Source data -
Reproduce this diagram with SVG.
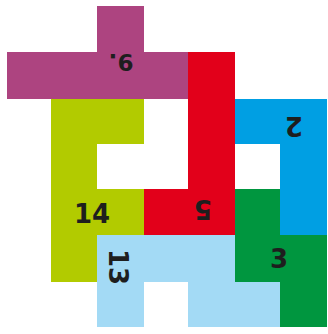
<svg xmlns="http://www.w3.org/2000/svg" width="328" height="334" viewBox="0 0 328 334">
<style>
.lbl{font-family:"DejaVu Sans",Verdana,sans-serif;font-weight:bold;font-size:26px;fill:#1e1e1e;text-anchor:middle}
</style>
<rect width="328" height="334" fill="#ffffff"/>
<g id="p9">
<path d="M97 6H144V52H188V99H7V52H97Z" fill="#ad4480"/>
<text class="lbl" transform="translate(121 62) rotate(180)" y="8.5" style="font-size:23px">9.</text>
</g>
<g id="p5">
<path d="M188 52H235V235H144V189H188Z" fill="#e2001a"/>
<text class="lbl" transform="translate(203 209) rotate(180)" y="9.5">5</text>
</g>
<g id="p2">
<path d="M235 99H327V235H280V144H235Z" fill="#009fe3"/>
<text class="lbl" transform="translate(294 126) rotate(180)" y="9.5">2</text>
</g>
<g id="p3">
<path d="M235 189H280V235H327V327H280V282H235Z" fill="#00963f"/>
<text class="lbl" x="279" y="267.5">3</text>
</g>
<g id="p13">
<path d="M97 235H235V282H280V327H188V282H144V327H97Z" fill="#a3daf5"/>
<text class="lbl" transform="translate(118 267) rotate(90)" y="9.5">13</text>
</g>
<g id="p14">
<path d="M51 99H144V144H97V189H144V235H97V282H51Z" fill="#b2cb00"/>
<text class="lbl" x="92" y="222.5">14</text>
</g>
<g id="connectors"></g>
</svg>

The exercise - Do not copy the pictures, but repeat every line exactly.

Response for this exercise -
Reproduce this diagram with SVG.
<svg xmlns="http://www.w3.org/2000/svg" width="328" height="334" viewBox="0 0 328 334">
<style>
.lbl{font-family:"DejaVu Sans",Verdana,sans-serif;font-weight:bold;font-size:26px;fill:#1e1e1e;text-anchor:middle}
</style>
<rect width="328" height="334" fill="#ffffff"/>
<g id="p9">
<path d="M97 6H144V52H188V99H7V52H97Z" fill="#ad4480"/>
<text class="lbl" transform="translate(121 62) rotate(180)" y="8.5" style="font-size:23px">9.</text>
</g>
<g id="p5">
<path d="M188 52H235V235H144V189H188Z" fill="#e2001a"/>
<text class="lbl" transform="translate(203 209) rotate(180)" y="9.5">5</text>
</g>
<g id="p2">
<path d="M235 99H327V235H280V144H235Z" fill="#009fe3"/>
<text class="lbl" transform="translate(294 126) rotate(180)" y="9.5">2</text>
</g>
<g id="p3">
<path d="M235 189H280V235H327V327H280V282H235Z" fill="#00963f"/>
<text class="lbl" x="279" y="267.5">3</text>
</g>
<g id="p13">
<path d="M97 235H235V282H280V327H188V282H144V327H97Z" fill="#a3daf5"/>
<text class="lbl" transform="translate(118 267) rotate(90)" y="9.5">13</text>
</g>
<g id="p14">
<path d="M51 99H144V144H97V189H144V235H97V282H51Z" fill="#b2cb00"/>
<text class="lbl" x="92" y="222.5">14</text>
</g>
<g id="connectors"></g>
</svg>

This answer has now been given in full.